Saturday, May 5, 2012

Fiscal, Europe, Mental'n all

it is indeed a very difficult world to live in now and a difficult world to make sense of.

it seems that the 'money' element is so prominent in all countries that trying to balance the books means the people get left out.
those that cannot take the strain end up in all the major rivers and waters of Europe right now, the Rhine, Danube and Liffey all drag out the bodies of the despairing.

the moans and groans of utter discontent and the hating of governments across the globe is evident and you cannot get away from that.  Never now.

where are the people though and what are they doing?
(apart from trying to sort economics, personal and global)?
I mean, where is my neighbour, where is my church and where are my family and friends?

This is something i just cannot understand at all.
The reasons are many but yes, i too am caught up in the mess of a personal life.
How much of the mess was my fault is open to debate, as is the world's troubles.
When does the responsibility lie on your shoulders alone?
And should it be lonely and loveless and hard work alone?
Should we not expect the neighbour, the church and the friends and family?
I hear my contempories saying to me that 'well, they are young, all doing their own thing.'
This is the biggest cop out i have ever heard and explains nother about the concepts of moral thinking other than there is no emotional or intellectual thinking going on!
for what can you do with the above sentence?

Yes, to me most nowadays do not care a jot for others in trouble.
We just bail out and bail into our own personal lives and live in a microcosm of narcisstic pursuits and if cars are bashed up, drink taken and women made pregnant its all a 'mistake.'
Never anything other than a 'mistake' not a crime or a moral crime.

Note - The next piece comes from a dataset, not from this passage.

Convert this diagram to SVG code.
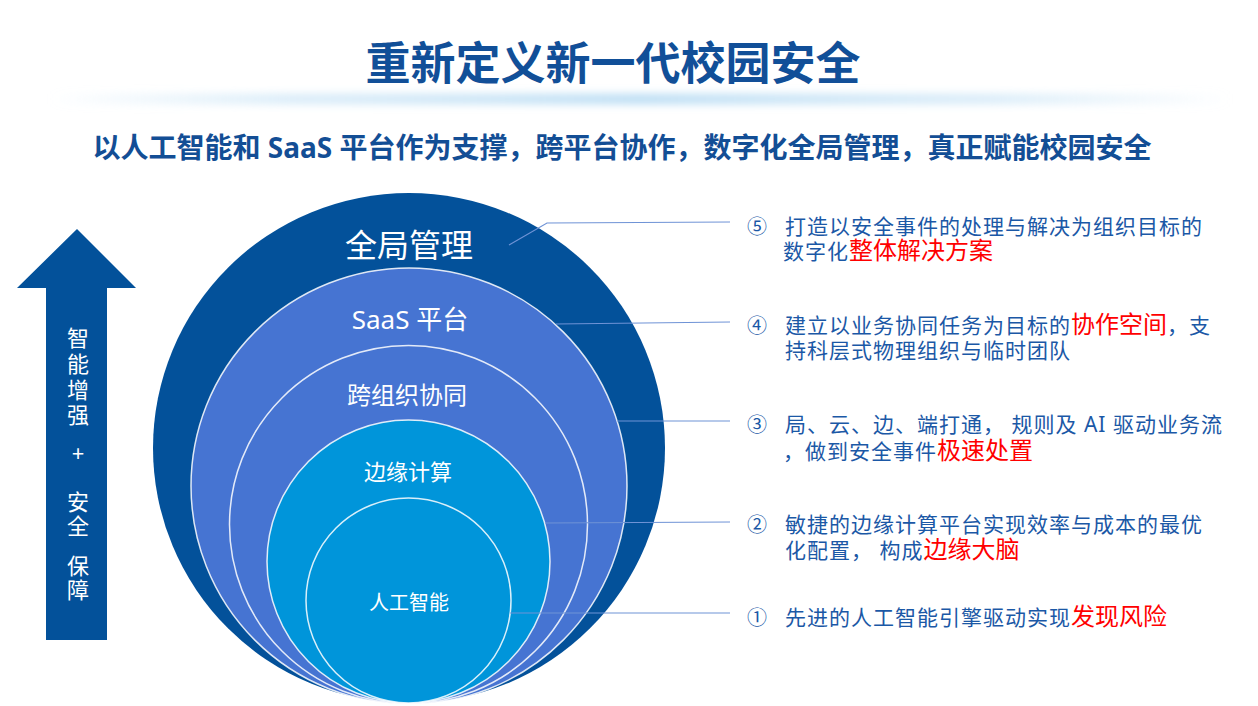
<svg xmlns="http://www.w3.org/2000/svg" width="1258" height="706" viewBox="0 0 1258 706">
<defs>
<style>
.t{font-family:"Noto Sans","Noto Sans CJK SC",sans-serif}
.title{font-size:45px;font-weight:bold;fill:#114F98}
.sub{font-size:28px;font-weight:bold;fill:#134E95}
.ring{stroke:#ffffff;stroke-opacity:0.85;stroke-width:1.5}
.cl{fill:#ffffff;text-anchor:middle}
.body{font-size:21px;letter-spacing:1px;fill:#1B58A6}
.num{font-size:20px;fill:#1B58A6}
.red{fill:#FF0000;font-size:24px;letter-spacing:0}
.conn{stroke:#6F93D6;stroke-width:1.2;fill:none}
.arw{fill:#03519A}
.at{font-size:22px;fill:#ffffff;text-anchor:middle}
</style>
<linearGradient id="glowH" x1="0" y1="0" x2="1" y2="0">
<stop offset="0" stop-color="#CFE7F7" stop-opacity="0"/>
<stop offset="0.2" stop-color="#CFE7F7" stop-opacity="0.8"/>
<stop offset="0.5" stop-color="#B8DCF3" stop-opacity="1"/>
<stop offset="0.8" stop-color="#CFE7F7" stop-opacity="0.8"/>
<stop offset="1" stop-color="#CFE7F7" stop-opacity="0"/>
</linearGradient>
<filter id="blur" x="-10%" y="-200%" width="120%" height="500%">
<feGaussianBlur stdDeviation="4"/>
</filter>
</defs>
<rect width="1258" height="706" fill="#ffffff"/>
<g id="header">
<rect x="50" y="94" width="1180" height="10" fill="url(#glowH)" filter="url(#blur)"/>
<text class="t title" x="613" y="80" text-anchor="middle">重新定义新一代校园安全</text>
<text class="t sub" x="622" y="158" text-anchor="middle">以人工智能和 SaaS 平台作为支撑，跨平台协作，数字化全局管理，真正赋能校园安全</text>
</g>
<g id="arrow">
<polygon class="arw" points="77,229 136,288 107,288 107,640 46,640 46,288 17,288"/>
<text class="t at" x="78" y="346">智</text>
<text class="t at" x="78" y="372">能</text>
<text class="t at" x="78" y="398">增</text>
<text class="t at" x="78" y="423">强</text>
<text class="t at" x="78" y="461">+</text>
<text class="t at" x="78" y="510">安</text>
<text class="t at" x="78" y="534">全</text>
<text class="t at" x="78" y="574">保</text>
<text class="t at" x="78" y="598">障</text>
</g>
<g id="circle-quanju">
<ellipse cx="409" cy="448" rx="256" ry="255" fill="#03519A"/>
<text class="t cl" x="409" y="257" font-size="32">全局管理</text>
</g>
<g id="circle-saas">
<circle class="ring" cx="409" cy="486" r="218" fill="#4674D2"/>
<text class="t cl" x="410" y="329" font-size="26">SaaS 平台</text>
</g>
<g id="circle-kuazuzhi">
<circle class="ring" cx="408.5" cy="524.5" r="179" fill="#4674D2"/>
<text class="t cl" x="407" y="404" font-size="24">跨组织协同</text>
</g>
<g id="circle-bianyuan">
<circle class="ring" cx="408.5" cy="561.5" r="141.5" fill="#0095DA"/>
<text class="t cl" x="408" y="480" font-size="22">边缘计算</text>
</g>
<g id="circle-ai">
<circle class="ring" cx="408.5" cy="600.5" r="102.5" fill="#0095DA"/>
<text class="t cl" x="409" y="610" font-size="20">人工智能</text>
</g>
<g id="connectors">
<polyline class="conn" points="509,245 547,223 730,222"/>
<line class="conn" x1="556" y1="324" x2="730" y2="322"/>
<line class="conn" x1="617" y1="421" x2="730" y2="421"/>
<line class="conn" x1="545" y1="523" x2="730" y2="522"/>
<line class="conn" x1="510" y1="613" x2="730" y2="613"/>
</g>
<g id="item5">
<text class="t num" x="747" y="234">⑤</text>
<text class="t body" x="785" y="234">打造以安全事件的处理与解决为组织目标的</text>
<text class="t body" x="783" y="259">数字化<tspan class="red">整体解决方案</tspan></text>
</g>
<g id="item4">
<text class="t num" x="747" y="333">④</text>
<text class="t body" x="785" y="333">建立以业务协同任务为目标的<tspan class="red">协作空间</tspan>，支</text>
<text class="t body" x="785" y="358">持科层式物理组织与临时团队</text>
</g>
<g id="item3">
<text class="t num" x="747" y="432">③</text>
<text class="t body" x="785" y="432">局、云、边、端打通， 规则及 AI 驱动业务流</text>
<text class="t body" x="783" y="459">，做到安全事件<tspan class="red">极速处置</tspan></text>
</g>
<g id="item2">
<text class="t num" x="747" y="532">②</text>
<text class="t body" x="785" y="532">敏捷的边缘计算平台实现效率与成本的最优</text>
<text class="t body" x="785" y="558">化配置， 构成<tspan class="red">边缘大脑</tspan></text>
</g>
<g id="item1">
<text class="t num" x="747" y="625">①</text>
<text class="t body" x="785" y="625">先进的人工智能引擎驱动实现<tspan class="red">发现风险</tspan></text>
</g>
</svg>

we are in difficult times of different moral thinking.
what about those who are over the age of the pole dancing floors and the enthusiastic sex in the flipping broom cupboards of europe.
As we age we matter less and less, but we are still alive.
we dont need the drink and the sex and we couldnt do much with poles.
my example of this is trying to dig a hole for a pea support is about as slippery and impossible as any pole going upward and nowhere.
but i am disconnected from society.

the inability really to engage either with peers and society has made me very sad and very confused as to 'meanings' in life.
for i see here my twin also struggling, no pole, no stakes but a stake in life until we draw our last breath.
we yearn for the small connections of a welcomed visit from the next generation who never seem interested, even if we show wonderful interest and concern.
we yearn for the person to ask at the door would you like to drop by for a cuppa, to maybe respond, 'well i wouldnt be able, but do come in if able, and we can share here.'
what about my wallpaper?
yes, what about my wallpaper?
See, duck egg and gorgeous drawing?
whatabout my Wallpaper coloured duck and grey?
well i adore it, see, but will you see, will you come see?
no, probably not and so i have to sit here with no affirmation and no real follow through of joy in a task hard thought out and needing the human consent on the result.
most people do, so i know i am not alone.
but some are more alone than others.

we struggle to eat with no knife and fork but spoons we cannot hold well at this stage of our neurodegeneration.
we struggle too with exhaustion and despair, for we have that in spades.
society has provided so little help its shocking in extreme.
while the young men go out to recapture the ideal world of wealth and fiscal balance, we struggle with the concept of our lives of decline, alone and then to the grave shortly and away with the fairies to be forgotten really.
the feeling -
that feeling of pointlessness of it all.
the bursting of enthusiasm for small jobs done and yet no one to share it with.\
we have ALL disabled people around the world struggle, all with mental health difficulties are terrorised with social bullying for the rest of their lives.
we have disabled and psychologically challenged traumatised and fearful about the next A&E visit and wonder will it be this time the virtual ward near the laundry will see a corpse or a doctor.

its worrying the way the world is going.
we need the people back, not to fight for the wrongs of the nations but to embrace the needy and the people struggling so badly.
it was done during world wars, so its possible.
anything is possible and so i lie here and wait and hope for the miracle that  of 'possible'
sadder and sadder you become in a tired life.